## TASK DESCRIPTION
Word for word, quote all of the material, omitting the pictures.

Begin

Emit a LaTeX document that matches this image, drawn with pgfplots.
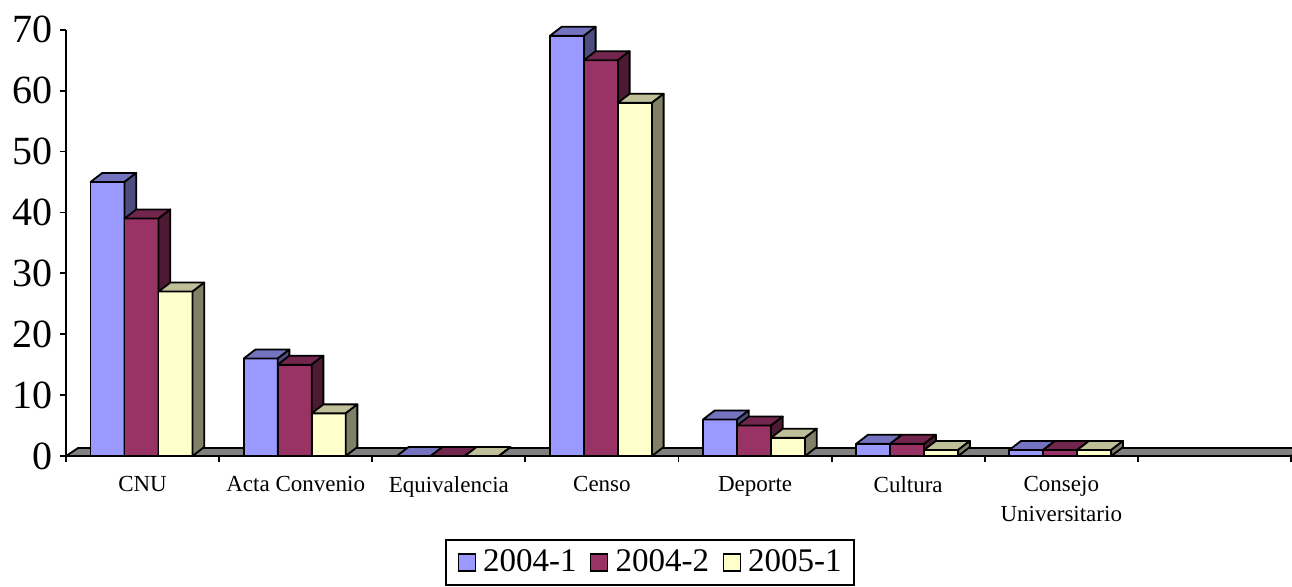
\documentclass[border=0pt]{standalone}
\usepackage{fontspec}
\setmainfont{Liberation Serif}
\usepackage{pgfplots}
\pgfplotsset{compat=1.18}
\definecolor{cA}{HTML}{9999FF}
\definecolor{cAt}{HTML}{7373BF}
\definecolor{cAs}{HTML}{4D4D80}
\definecolor{cB}{HTML}{993366}
\definecolor{cBt}{HTML}{73264D}
\definecolor{cBs}{HTML}{4D1A33}
\definecolor{cC}{HTML}{FFFFCC}
\definecolor{cCt}{HTML}{BFBF99}
\definecolor{cCs}{HTML}{808066}
\definecolor{floorc}{HTML}{808080}
\pgfdeclareplotmark{nothing}{}
% #1 front, #2 top, #3 side colour, #4 horizontal offset (pt, no unit)
\newcommand\drawbox[4]{%
  \pgfmathsetmacro\bxh{-\ry*3.045}%
  \pgfmathsetmacro\bxt{4.5-\ry*3.045}%
  \pgfmathsetmacro\bxl{#4-8.5}%
  \pgfmathsetmacro\bxr{#4+8.5}%
  \pgfmathsetmacro\bxlb{#4-8.5+5.85}%
  \pgfmathsetmacro\bxrb{#4+8.5+5.85}%
  \filldraw[fill=#1, draw=black, line width=0.9pt, line join=round] (\bxl pt,\bxh pt) rectangle (\bxr pt,0pt);
  \filldraw[fill=#2, draw=black, line width=0.9pt, line join=round] (\bxl pt,0pt) -- (\bxlb pt,4.5pt) -- (\bxrb pt,4.5pt) -- (\bxr pt,0pt) -- cycle;
  \filldraw[fill=#3, draw=black, line width=0.9pt, line join=round] (\bxr pt,0pt) -- (\bxrb pt,4.5pt) -- (\bxrb pt,\bxt pt) -- (\bxr pt,\bxh pt) -- cycle;
}
\pgfplotsset{
  box3d/.style n args={4}{
    scatter, only marks, mark=nothing,
    visualization depends on={rawy \as \ry},
    scatter/@pre marker code/.code={\drawbox{#1}{#2}{#3}{#4}},
    scatter/@post marker code/.code={},
    legend image code/.code={\path[draw=none, fill=none] (-2pt,0pt) -- (10.5pt,0pt); \draw[fill=#1, draw=black, line width=0.7pt] (0pt,-4.25pt) rectangle (8.5pt,4.25pt);},
  },
}
\begin{document}
\begin{tikzpicture}
\useasboundingbox (-33pt,-65pt) rectangle (613pt,228pt);
\begin{axis}[
  at={(0pt,0pt)}, anchor=south west,
  x=76.5625pt, y=3.045pt,
  xmin=-0.5, xmax=7.5, ymin=0, ymax=70,
  axis x line=bottom, axis y line=left,
  axis line style={-, line width=0.9pt},
  clip=false,
  xtick={-0.5,0.5,...,7.5}, xticklabels={},
  extra x ticks={0,1,2,3,4,5,6},
  extra x tick labels={CNU, Acta Convenio, Equivalencia, Censo, Deporte, Cultura, {Consejo\\Universitario}},
  extra x tick style={major tick length=0pt},
  ytick={0,10,...,70},
  tick align=outside, major tick length=3pt,
  tick style={line width=0.9pt, black},
  /pgf/number format/assume math mode=true,
  yticklabel style={font=\fontsize{20}{24}\selectfont},
  xticklabel style={font=\fontsize{11.5}{15}\selectfont, align=center, yshift=-6.5pt},
  legend style={at={(0.4767,0)}, anchor=north, yshift=-41.5pt, draw=black, line width=0.9pt,
    font=\fontsize{16.5}{20}\selectfont, inner xsep=4pt, inner ysep=3pt,
    /tikz/every even column/.append style={column sep=3pt}},
  legend columns=-1,
]
\addplot[forget plot, scatter, only marks, mark=nothing,
  scatter/@pre marker code/.code={\filldraw[fill=floorc, draw=black, line width=0.9pt, line join=round] (0pt,0pt) -- (612.5pt,0pt) -- (618.5pt,4pt) -- (6pt,4pt) -- cycle;},
  scatter/@post marker code/.code={}] coordinates {(-0.5,0)};
\addplot[box3d={cA}{cAt}{cAs}{-17.5}] coordinates {(0,45) (1,16) (2,0) (3,69) (4,6) (5,2) (6,1)};
\addplot[box3d={cB}{cBt}{cBs}{-0.5}] coordinates {(0,39) (1,15) (2,0) (3,65) (4,5) (5,2) (6,1)};
\addplot[box3d={cC}{cCt}{cCs}{16.5}] coordinates {(0,27) (1,7) (2,0) (3,58) (4,3) (5,1) (6,1)};
\legend{2004-1, 2004-2, 2005-1}
\end{axis}
\end{tikzpicture}
\end{document}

End

## WORKED SOLUTION
Emit a LaTeX document that matches this image, drawn with pgfplots.
\documentclass[border=0pt]{standalone}
\usepackage{fontspec}
\setmainfont{Liberation Serif}
\usepackage{pgfplots}
\pgfplotsset{compat=1.18}
\definecolor{cA}{HTML}{9999FF}
\definecolor{cAt}{HTML}{7373BF}
\definecolor{cAs}{HTML}{4D4D80}
\definecolor{cB}{HTML}{993366}
\definecolor{cBt}{HTML}{73264D}
\definecolor{cBs}{HTML}{4D1A33}
\definecolor{cC}{HTML}{FFFFCC}
\definecolor{cCt}{HTML}{BFBF99}
\definecolor{cCs}{HTML}{808066}
\definecolor{floorc}{HTML}{808080}
\pgfdeclareplotmark{nothing}{}
% #1 front, #2 top, #3 side colour, #4 horizontal offset (pt, no unit)
\newcommand\drawbox[4]{%
  \pgfmathsetmacro\bxh{-\ry*3.045}%
  \pgfmathsetmacro\bxt{4.5-\ry*3.045}%
  \pgfmathsetmacro\bxl{#4-8.5}%
  \pgfmathsetmacro\bxr{#4+8.5}%
  \pgfmathsetmacro\bxlb{#4-8.5+5.85}%
  \pgfmathsetmacro\bxrb{#4+8.5+5.85}%
  \filldraw[fill=#1, draw=black, line width=0.9pt, line join=round] (\bxl pt,\bxh pt) rectangle (\bxr pt,0pt);
  \filldraw[fill=#2, draw=black, line width=0.9pt, line join=round] (\bxl pt,0pt) -- (\bxlb pt,4.5pt) -- (\bxrb pt,4.5pt) -- (\bxr pt,0pt) -- cycle;
  \filldraw[fill=#3, draw=black, line width=0.9pt, line join=round] (\bxr pt,0pt) -- (\bxrb pt,4.5pt) -- (\bxrb pt,\bxt pt) -- (\bxr pt,\bxh pt) -- cycle;
}
\pgfplotsset{
  box3d/.style n args={4}{
    scatter, only marks, mark=nothing,
    visualization depends on={rawy \as \ry},
    scatter/@pre marker code/.code={\drawbox{#1}{#2}{#3}{#4}},
    scatter/@post marker code/.code={},
    legend image code/.code={\path[draw=none, fill=none] (-2pt,0pt) -- (10.5pt,0pt); \draw[fill=#1, draw=black, line width=0.7pt] (0pt,-4.25pt) rectangle (8.5pt,4.25pt);},
  },
}
\begin{document}
\begin{tikzpicture}
\useasboundingbox (-33pt,-65pt) rectangle (613pt,228pt);
\begin{axis}[
  at={(0pt,0pt)}, anchor=south west,
  x=76.5625pt, y=3.045pt,
  xmin=-0.5, xmax=7.5, ymin=0, ymax=70,
  axis x line=bottom, axis y line=left,
  axis line style={-, line width=0.9pt},
  clip=false,
  xtick={-0.5,0.5,...,7.5}, xticklabels={},
  extra x ticks={0,1,2,3,4,5,6},
  extra x tick labels={CNU, Acta Convenio, Equivalencia, Censo, Deporte, Cultura, {Consejo\\Universitario}},
  extra x tick style={major tick length=0pt},
  ytick={0,10,...,70},
  tick align=outside, major tick length=3pt,
  tick style={line width=0.9pt, black},
  /pgf/number format/assume math mode=true,
  yticklabel style={font=\fontsize{20}{24}\selectfont},
  xticklabel style={font=\fontsize{11.5}{15}\selectfont, align=center, yshift=-6.5pt},
  legend style={at={(0.4767,0)}, anchor=north, yshift=-41.5pt, draw=black, line width=0.9pt,
    font=\fontsize{16.5}{20}\selectfont, inner xsep=4pt, inner ysep=3pt,
    /tikz/every even column/.append style={column sep=3pt}},
  legend columns=-1,
]
\addplot[forget plot, scatter, only marks, mark=nothing,
  scatter/@pre marker code/.code={\filldraw[fill=floorc, draw=black, line width=0.9pt, line join=round] (0pt,0pt) -- (612.5pt,0pt) -- (618.5pt,4pt) -- (6pt,4pt) -- cycle;},
  scatter/@post marker code/.code={}] coordinates {(-0.5,0)};
\addplot[box3d={cA}{cAt}{cAs}{-17.5}] coordinates {(0,45) (1,16) (2,0) (3,69) (4,6) (5,2) (6,1)};
\addplot[box3d={cB}{cBt}{cBs}{-0.5}] coordinates {(0,39) (1,15) (2,0) (3,65) (4,5) (5,2) (6,1)};
\addplot[box3d={cC}{cCt}{cCs}{16.5}] coordinates {(0,27) (1,7) (2,0) (3,58) (4,3) (5,1) (6,1)};
\legend{2004-1, 2004-2, 2005-1}
\end{axis}
\end{tikzpicture}
\end{document}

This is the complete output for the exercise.